The Restoration of Frizzell's Cottage
One substantial legacy gift, a dedicated team, two years and hundreds of mud bricks saved Frizzell's Cottage from total ruin.
The Grade B1 listed building, located at the entrance to Ardress House along the lady's Mile walk, is believed to have been constructed circa 1740. The mud brick, thatched cottage typical of houses that were popular throughout South Ulster during the mid-18th century.
the years had taken their toll on the mud-walled thatch.
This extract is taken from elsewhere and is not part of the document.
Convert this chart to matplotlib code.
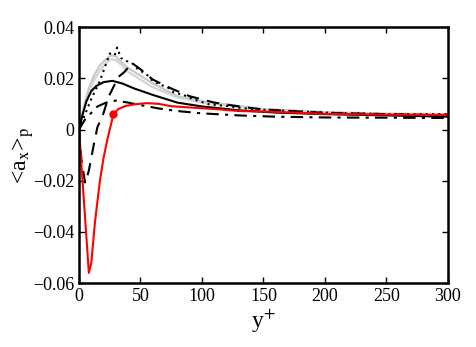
import matplotlib
matplotlib.use('Agg')
import matplotlib.pyplot as plt
import numpy as np

plt.rcParams['font.family'] = ['Liberation Serif', 'DejaVu Serif']
plt.rcParams['mathtext.fontset'] = 'stix'

# curves (y+, <a_x>_p)
x_red = [0, 2, 4, 6, 8, 10, 13, 17, 20, 23, 26, 28, 32, 38, 45, 55, 65, 75, 90, 110, 130, 150, 175, 200, 250, 300]
y_red = [0, -0.014, -0.028, -0.042, -0.056, -0.052, -0.036, -0.02, -0.011, -0.004, 0.002, 0.006, 0.008, 0.0092,
         0.0098, 0.0103, 0.0100, 0.0091, 0.0086, 0.0080, 0.0072, 0.0070, 0.0066, 0.0061, 0.0058, 0.0057]

x_solid = [0, 3, 6, 10, 14, 20, 27, 35, 45, 60, 80, 100, 130, 160, 200, 250, 300]
y_solid = [0, 0.006, 0.011, 0.015, 0.017, 0.0185, 0.019, 0.018, 0.016, 0.0135, 0.0105, 0.009, 0.0075,
           0.0066, 0.006, 0.0055, 0.005]

x_dash = [0, 2, 5, 8, 12, 15, 19, 24, 32, 37, 43, 50, 60, 75, 90, 110, 130, 150, 200, 250, 300]
y_dash = [0, -0.012, -0.021, -0.016, -0.006, 0.001, 0.005, 0.0127, 0.0205, 0.0225, 0.026, 0.0235, 0.0195,
          0.016, 0.013, 0.0105, 0.009, 0.0078, 0.0065, 0.006, 0.0055]

x_dot = [0, 5, 10, 17, 25, 29, 31, 34, 37, 43, 48, 55, 60, 66, 72, 77, 85, 93, 106, 120, 130, 145, 161, 200, 250, 300]
y_dot = [0, 0.006, 0.012, 0.019, 0.0297, 0.029, 0.032, 0.028, 0.027, 0.026, 0.0235, 0.0215, 0.019, 0.0175,
         0.0165, 0.0145, 0.0135, 0.0118, 0.0098, 0.0092, 0.0085, 0.0078, 0.0075, 0.0066, 0.006, 0.006]

x_dashdot = [0, 5, 10, 15, 22, 30, 40, 50, 65, 80, 100, 130, 160, 200, 250, 300]
y_dashdot = [0, 0.004, 0.0065, 0.009, 0.0105, 0.0113, 0.0105, 0.0095, 0.0082, 0.0072, 0.0063, 0.0055,
             0.005, 0.0047, 0.0046, 0.0045]

x_gray1 = [0, 4, 8, 12, 17, 22, 26, 30, 35, 40, 50, 60, 80, 100, 150, 200, 250, 300]
y_gray1 = [0, 0.009, 0.016, 0.021, 0.025, 0.0275, 0.029, 0.0285, 0.026, 0.024, 0.021, 0.018, 0.013,
           0.011, 0.008, 0.0068, 0.0062, 0.006]

x_gray2 = [0, 4, 8, 12, 17, 22, 26, 30, 35, 40, 50, 60, 80, 100, 150, 200, 250, 300]
y_gray2 = [0, 0.008, 0.014, 0.019, 0.023, 0.026, 0.0275, 0.027, 0.025, 0.0225, 0.0195, 0.0165, 0.0125,
           0.0105, 0.0078, 0.0066, 0.006, 0.0058]

marker_x = [28]
marker_y = [0.006]

fig = plt.figure(figsize=(4.76, 3.47), dpi=100)
ax = fig.add_axes([0.166, 0.184, 0.775, 0.738])

ax.plot(x_gray1, y_gray1, color='#c8c8c8', lw=1.6)
ax.plot(x_gray2, y_gray2, color='#d4d4d4', lw=1.6)
ax.plot(x_dot, y_dot, color='k', lw=1.5, ls=(0, (1, 2)))
ax.plot(x_dash, y_dash, color='k', lw=1.5, ls=(0, (6, 4)))
ax.plot(x_dashdot, y_dashdot, color='k', lw=1.5, ls=(0, (6, 3, 1.5, 3)))
ax.plot(x_solid, y_solid, color='k', lw=1.5)
ax.plot(x_red, y_red, color='red', lw=1.5)
ax.plot(marker_x, marker_y, 'o', color='red', ms=5)

ax.set_xlim(0, 300)
ax.set_ylim(-0.06, 0.04)
ax.set_xticks([0, 50, 100, 150, 200, 250, 300])
ax.set_yticks([-0.06, -0.04, -0.02, 0, 0.02, 0.04])
ax.set_yticklabels(['\u22120.06', '\u22120.04', '\u22120.02', '0', '0.02', '0.04'])
ax.tick_params(direction='in', top=True, right=True, labelsize=13, length=4, width=1)
for s in ax.spines.values():
    s.set_linewidth(1.8)

ax.set_xlabel(r'y$^{+}$', fontsize=17, labelpad=2)
ax.set_ylabel(r'<a$_{\mathrm{x}}$>$_{\mathrm{p}}$', fontsize=17, labelpad=-2)

fig.savefig('out.png', dpi=100)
Overgrown vegetation, scorched by fire damage and boarded up with metal grills, the building was in such a state of disrepair it had been added to the 'at risk' register for listed buildings in Northern Ireland.
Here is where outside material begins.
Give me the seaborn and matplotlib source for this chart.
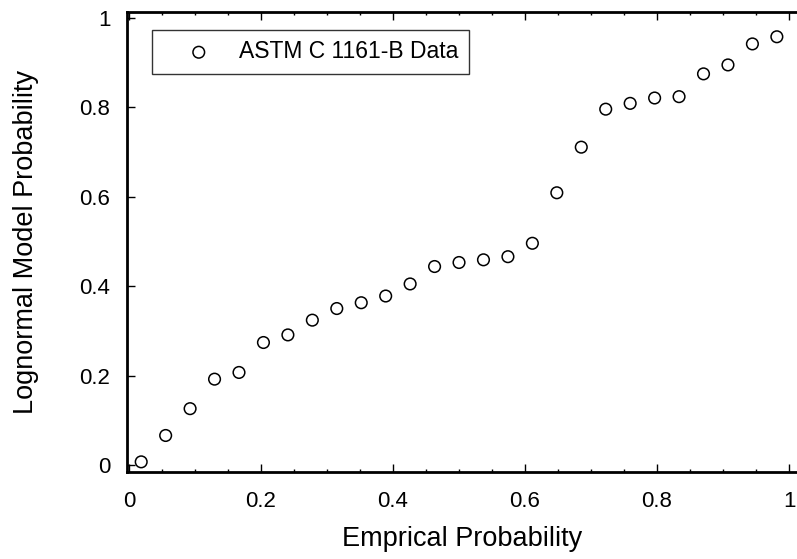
import numpy as np
import pandas as pd
import matplotlib
matplotlib.use('Agg')
import matplotlib.pyplot as plt
import seaborn as sns
from matplotlib.ticker import MultipleLocator

# empirical (rank) probability vs lognormal model probability, 27 specimens
empirical_prob = [(i - 0.5) / 27 for i in range(1, 28)]
model_prob = [0.007, 0.066, 0.126, 0.192, 0.207, 0.274, 0.291, 0.324, 0.350,
              0.363, 0.378, 0.405, 0.444, 0.453, 0.459, 0.466, 0.496, 0.609,
              0.711, 0.796, 0.809, 0.821, 0.824, 0.875, 0.895, 0.942, 0.958]
series_label = 'ASTM C 1161-B Data'

df = pd.DataFrame({'x': empirical_prob, 'y': model_prob})

sns.set_style("ticks")
plt.rcParams['font.family'] = ['Liberation Sans', 'DejaVu Sans']
plt.rcParams['text.color'] = 'black'
plt.rcParams['axes.labelcolor'] = 'black'
plt.rcParams['xtick.color'] = 'black'
plt.rcParams['ytick.color'] = 'black'

fig = plt.figure(figsize=(7.97, 5.59), dpi=100)
ax = fig.add_axes([127 / 797, 1 - 472 / 559, 670 / 797, 460 / 559])

sns.scatterplot(data=df, x='x', y='y', ax=ax, marker='o', s=70,
                facecolors='none', edgecolor='black', linewidth=1.1,
                label=series_label)

ax.set_xlim(-0.003, 1.012)
ax.set_ylim(-0.0157, 1.0134)
ax.xaxis.set_major_locator(MultipleLocator(0.2))
ax.xaxis.set_minor_locator(MultipleLocator(0.05))
ax.yaxis.set_major_locator(MultipleLocator(0.2))
ax.xaxis.set_major_formatter(plt.FuncFormatter(lambda v, p: f'{v:g}'))
ax.yaxis.set_major_formatter(plt.FuncFormatter(lambda v, p: f'{v:g}'))

ax.tick_params(axis='x', which='both', direction='in', top=True, bottom=True,
               labelsize=16, pad=14, width=1)
ax.tick_params(axis='x', which='major', length=6)
ax.tick_params(axis='x', which='minor', length=2.5)
ax.tick_params(axis='y', which='major', direction='in', left=True, right=False,
               labelsize=16, pad=12, length=6, width=1)

for side in ['left', 'bottom', 'top']:
    ax.spines[side].set_linewidth(2)
    ax.spines[side].set_color('black')
ax.spines['right'].set_visible(False)

ax.set_xlabel('Emprical Probability', fontsize=19.5, labelpad=10)
ax.set_ylabel('Lognormal Model Probability', fontsize=19.5, labelpad=29)

leg = ax.legend(loc='upper left', bbox_to_anchor=(0.037, 0.961), borderaxespad=0,
                fontsize=16.5, frameon=True, fancybox=False, handlelength=3.2,
                handletextpad=0.15, borderpad=0.45)
leg.get_frame().set_edgecolor('black')
leg.get_frame().set_linewidth(1)

plt.savefig('out.png', dpi=100)
plt.close()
The project, which was fully funded by a legacy gift of £334,000 commenced in 2017 and two two years to complete.
Believed to have been originally constructed circa 1740, with a few later alterations in the 1950’s, the cottage passed to the Trust in 1996 but was last lived in during the 1980’s when two elderly sisters of the name Frizzell resided there.
Having laid uninhabited for almost 30 years, time had not been kind to this mud-walled thatch; overgrown with vegetation, scorched by fire damage and boarded up with metal grills, the building had fallen into a state of disrepair, resulting in it being added to the ‘at risk’ register for listed buildings in Northern Ireland.
The project story
Working in conjunction with Chris McCollum, Heritage Building Surveyor, and Robert Weir, builder, we aimed to restore this hidden gem using traditional techniques and materials, such as mud-brick and thatch.
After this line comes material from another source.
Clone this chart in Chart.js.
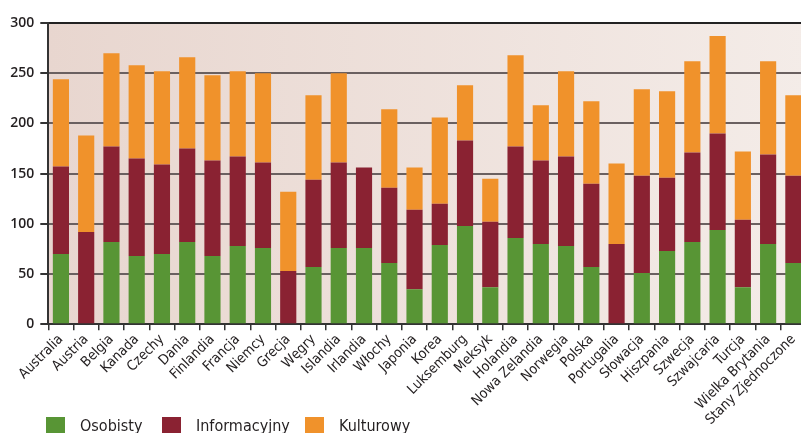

Many of the mud-bricks at Frizzell’s needed to be replaced, and we were delighted to welcome a team of enthusiastic staff and volunteers on site who mixed clay with straw and water, vigorously ‘puddling’ this together with their feet, before putting the mixture into moulds to make the new bricks.
Other conservation works to restore the cottage included roof timber repairs followed by re-thatching; lime render; new sash windows, doors and floors; and a new extension to side and rear.
The project took 18 months and every care has been taken to maintain the several notable ‘vernacular’ features surviving within Frizzell’s Cottage that reflect the period style of the region; for example the brace beam across the central bay and the jamb wall with spy hole.
Protecting special places for ever, for everyone
Frizzell’s Cottage is now a beautiful building that respects the character and tradition of the original design, while incorporating modern-day comforts to create a unique two-bedroom property and is now a cosy, unique home to our tenants.